Dark Fiber in Data Centers

Dark Fiber plays a crucial role in modern data center environments. Because data centers process, store and exchange massive volumes of information, a fast, reliable, and scalable infrastructure is essential. For this reason, Dark Fiber is frequently used as the foundation for data center interconnects (DCI), cloud on-ramps, redundant links and carrier-neutral network architectures.

This article explains why Dark Fiber is so important in and between data centers, which use cases it enables and what organizations must consider when designing future-proof data center connectivity.

1. Why Dark Fiber in data centers?

Data centers have extremely demanding requirements:

  • High bandwidth (10G, 40G, 100G, 400G and beyond)
  • Low latency with predictable performance
  • Full control over the optical layer
  • Support for long-distance links
  • High availability with redundant paths

Dark Fiber provides a reliable and flexible foundation that scales independently of the provider’s active services.

2. Key use cases of Dark Fiber in data centers

A. Data Center Interconnect (DCI)

Directly connects two or more data centers using:

  • Point-to-point Dark Fiber
  • DWDM systems with multiple wavelengths
  • Redundant fiber pairs for failover

DCI is essential for organizations that:

  • Replicate data
  • Require real-time synchronization
  • Use hybrid or multi–data center environments

B. Carrier-neutral connectivity

Carrier-neutral data centers allow customers to choose from multiple network providers. Dark Fiber enables independent connections to:

  • Internet Exchanges (IX)
  • Cloud providers
  • Other data centers
  • Edge or metro locations

C. Redundancy and failover architectures

Dark Fiber is ideal for:

  • A/B path diversity
  • Ring architectures
  • Meshed networks
  • Fully separated physical routes

This greatly reduces downtime risk.

D. Private cloud connections and on-ramps

Companies increasingly rely on:

  • Direct Connect
  • ExpressRoute
  • Private peering
  • SD-WAN integrations

Dark Fiber provides the physical underlay for these services.

3. Technical advantages

1. Unlimited scalability

Optical equipment can be upgraded to higher speeds without replacing the fiber.

2. Lower latency

A direct lightpath avoids provider core routing.

3. Maximum security

Your own optical encryption without shared capacity.

4. Long-term cost benefits

For large data users, Dark Fiber is often more cost-effective than leased capacity.
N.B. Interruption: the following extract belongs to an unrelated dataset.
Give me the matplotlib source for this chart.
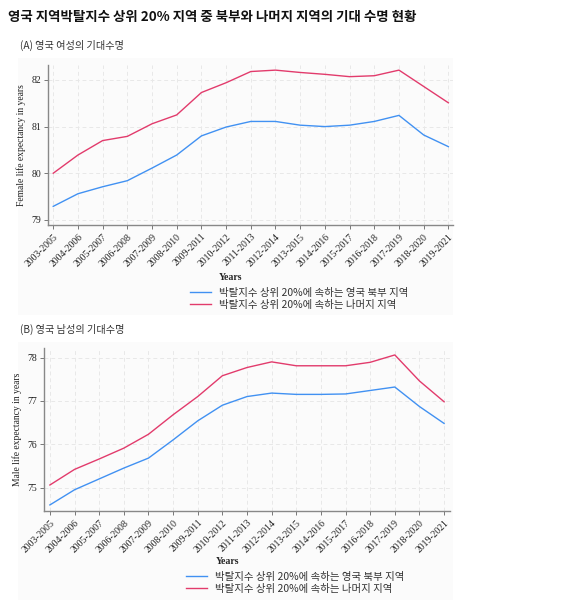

4. Points of attention for deployment

1. Access to meet-me rooms (MMRs)

Contracts must define access, patching and cross-connect policies.

2. Route diversity and physical separation

Ensure paths are truly geographically diverse to avoid single points of failure.
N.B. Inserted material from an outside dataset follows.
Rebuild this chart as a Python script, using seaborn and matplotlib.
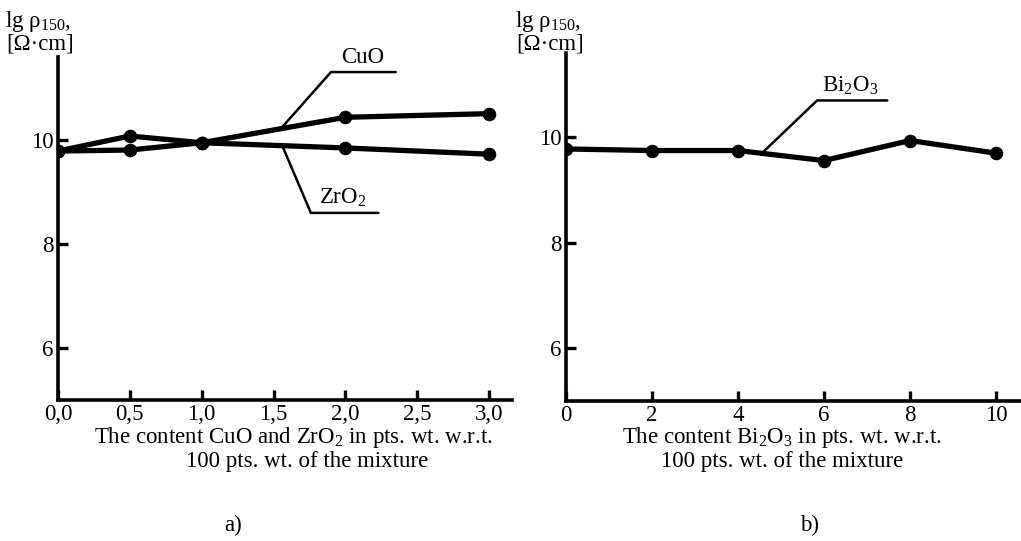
import matplotlib
matplotlib.use("Agg")
import matplotlib.pyplot as plt
import seaborn as sns
import pandas as pd

# ---- data ----
x_a = [0.0, 0.5, 1.0, 2.0, 3.0]
cuo = [9.79, 9.81, 9.95, 10.44, 10.51]
zro2 = [9.79, 10.08, 9.95, 9.85, 9.73]
x_b = [0, 2, 4, 6, 8, 10]
bi2o3 = [9.78, 9.75, 9.75, 9.56, 9.94, 9.70]
xticks_a = [0.0, 0.5, 1.0, 1.5, 2.0, 2.5, 3.0]
xticklabels_a = ["0,0", "0,5", "1,0", "1,5", "2,0", "2,5", "3,0"]
xticks_b = [0, 2, 4, 6, 8, 10]
yticks = [6, 8, 10]

sns.set_style("ticks")
plt.rcParams["font.family"] = ["Liberation Serif", "DejaVu Serif"]
plt.rcParams["mathtext.fontset"] = "custom"
plt.rcParams["mathtext.rm"] = "Liberation Serif"
plt.rcParams["mathtext.it"] = "Liberation Serif:italic"
plt.rcParams["mathtext.default"] = "rm"
plt.rcParams["axes.edgecolor"] = "black"
plt.rcParams["xtick.color"] = "black"
plt.rcParams["ytick.color"] = "black"
plt.rcParams["text.color"] = "black"

FS = 16.5
fig = plt.figure(figsize=(10.21, 5.41), dpi=100)
W, H = 1021, 541
axA = fig.add_axes([58 / W, 1 - 400 / H, (512 - 58) / W, (400 - 57) / H])
axB = fig.add_axes([566 / W, 1 - 401 / H, (1021 - 566) / W, (401 - 53) / H])

dfA = pd.DataFrame({"x": x_a + x_a, "y": cuo + zro2,
                    "s": ["CuO"] * len(x_a) + ["ZrO2"] * len(x_a)})
sns.lineplot(data=dfA, x="x", y="y", units="s", estimator=None, ax=axA,
             color="black", lw=3.8, marker="o", markersize=9, mec="black", mfc="black")
dfB = pd.DataFrame({"x": x_b, "y": bi2o3})
sns.lineplot(data=dfB, x="x", y="y", ax=axB, color="black", lw=3.8,
             marker="o", markersize=9, mec="black", mfc="black")

for ax in (axA, axB):
    ax.set_ylim(5.0, 11.6)
    ax.set_yticks(yticks)
    ax.set_yticklabels([str(v) for v in yticks], fontsize=FS)
    for s in ("top", "right"):
        ax.spines[s].set_visible(False)
    for s in ("left", "bottom"):
        ax.spines[s].set_linewidth(2.6)
    ax.tick_params(direction="in", length=7, width=2.4, labelsize=FS, pad=3)
    ax.set_xlabel("")
    ax.set_ylabel("")
    ax.patch.set_alpha(0)

axA.set_xlim(0, 3.16)
axA.set_xticks(xticks_a)
axA.set_xticklabels(xticklabels_a, fontsize=FS)
axB.set_xlim(0, 10.58)
axB.set_xticks(xticks_b)
axB.set_xticklabels([str(v) for v in xticks_b], fontsize=FS)

# leader lines and labels
axA.plot([1.56, 1.90, 2.35], [10.25, 11.31, 11.31], color="black", lw=1.8, clip_on=False)
axA.text(2.12, 11.38, "CuO", fontsize=FS, ha="center", va="bottom")
axA.plot([1.56, 1.76, 2.23], [9.90, 8.60, 8.60], color="black", lw=1.8, clip_on=False)
axA.text(1.98, 8.67, "ZrO$_2$", fontsize=FS, ha="center", va="bottom")
axB.plot([4.53, 5.84, 7.47], [9.68, 10.70, 10.70], color="black", lw=1.8, clip_on=False)
axB.text(6.6, 10.77, "Bi$_2$O$_3$", fontsize=FS, ha="center", va="bottom")

# y labels
for x0 in (5, 515):
    fig.text(x0 / W, 1 - 22 / H, "lg ρ$_{150}$,", fontsize=FS, ha="left", va="center")
    fig.text((x0 + 1) / W, 1 - 44 / H, "[Ω·cm]", fontsize=FS, ha="left", va="center")

# x labels
fig.text(293 / W, 1 - 438 / H, "The content CuO and ZrO$_2$ in pts. wt. w.r.t.",
         fontsize=FS, ha="center", va="center")
fig.text(307 / W, 1 - 462 / H, "100 pts. wt. of the mixture",
         fontsize=FS, ha="center", va="center")
fig.text(782 / W, 1 - 438 / H, "The content Bi$_2$O$_3$ in pts. wt. w.r.t.",
         fontsize=FS, ha="center", va="center")
fig.text(782 / W, 1 - 462 / H, "100 pts. wt. of the mixture",
         fontsize=FS, ha="center", va="center")

fig.text(233 / W, 1 - 525 / H, "a)", fontsize=FS, ha="center", va="center")
fig.text(810 / W, 1 - 525 / H, "b)", fontsize=FS, ha="center", va="center")

fig.savefig("out.png", dpi=100)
3. DWDM and optical equipment selection

Choose platforms that support future expansion and monitoring.

4. SLA terms with the fiber provider

Pay attention to:

  • Repair time objectives
  • Documentation
  • Fiber quality (dB/km, connectors)
  • Backup paths

5. Conclusion

Dark Fiber is a foundational technology in data centers, enabling ultra-fast, reliable and scalable connectivity. From DCI to cloud integrations, it supports mission-critical workloads and ensures organizations can build highly resilient and expandable network architectures.